Update below
The Southern Poverty Law Center has just released a report titled, Close to Slavery: Guestworker Programs in the United States.
Federal and federal/private programs have tried since at least the infamous Bracero Programs of the WW II years, to get something for nothing — dirt cheap labor that would magically disappear when the need was over.
The uproar in recent months over immigration and how to control it has put these labor-supply programs back under the spotlight. Except for the howling fantasists who want the borders sealed and those “who don’t belong” sucked out of their homes and places of work and sent back in sealed box cars, the brewing fight is how to get the workers here that are needed to sustain the US economy, with some modicum of fairness and justice.
As the SPLC report points out, the existing programs may have provided the bodies — though not enough — but have failed abysmally at protecting elementary American values
The H-2 program is… Well, let SPLC tell you about it, here (Close to Slavery ) or for a full pdf version, here.
Don’t miss the last few pages of the report: Recommendations.
# Guestworkers should be able to obtain visas that do not tie them to a specific employer. The current restriction denies guestworkers the most fundamental protection of a free labor market and is at the heart of many abuses they face.
# Congress should provide a process allowing guestworkers to gain permanent residency, with their families, over time.
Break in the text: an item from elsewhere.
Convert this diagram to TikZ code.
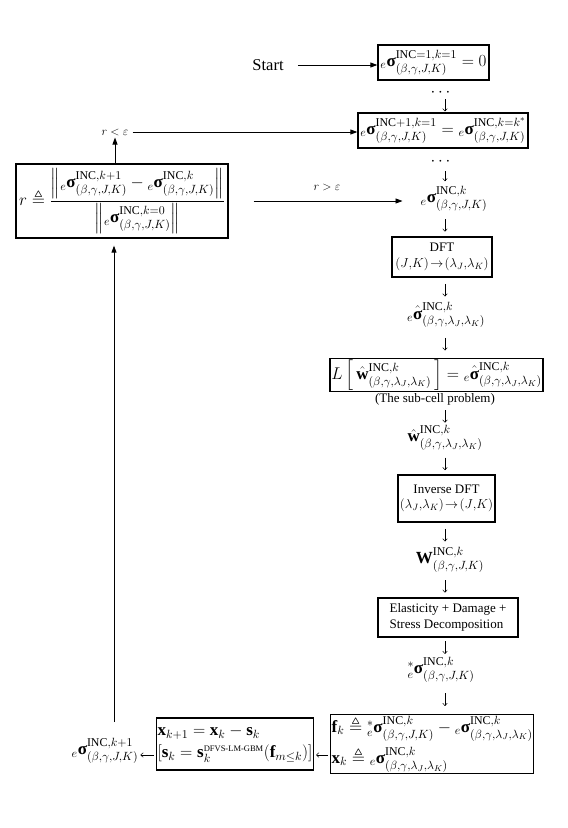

Large-scale, long-term guestworker programs that treat workers as short-term commodities are inconsistent with our society’s core values of democracy and fairness.
# Employers should be required to bear all the costs of recruiting and transporting guestworkers to this country…
And that’s just for starters. See all recommendations, here.
Like Amnesty International and Human Rights Watch, the Southern Poverty Law Center is a part of the backbone of our defense against the bad old days reappearing in tomorrow’s clothes. They are always high on my personal list of who gets my fightin’ money.
Update: It’s hard to tell from this Neela Banerjee story but there may be good news in this story about a coalition of evangelical Christians weighing in on immigration policy. She doesn’t give us any specifics but if the Menonites are part of it, and Jim Wallis, it seems likely the compassion side is greater than the punishment side.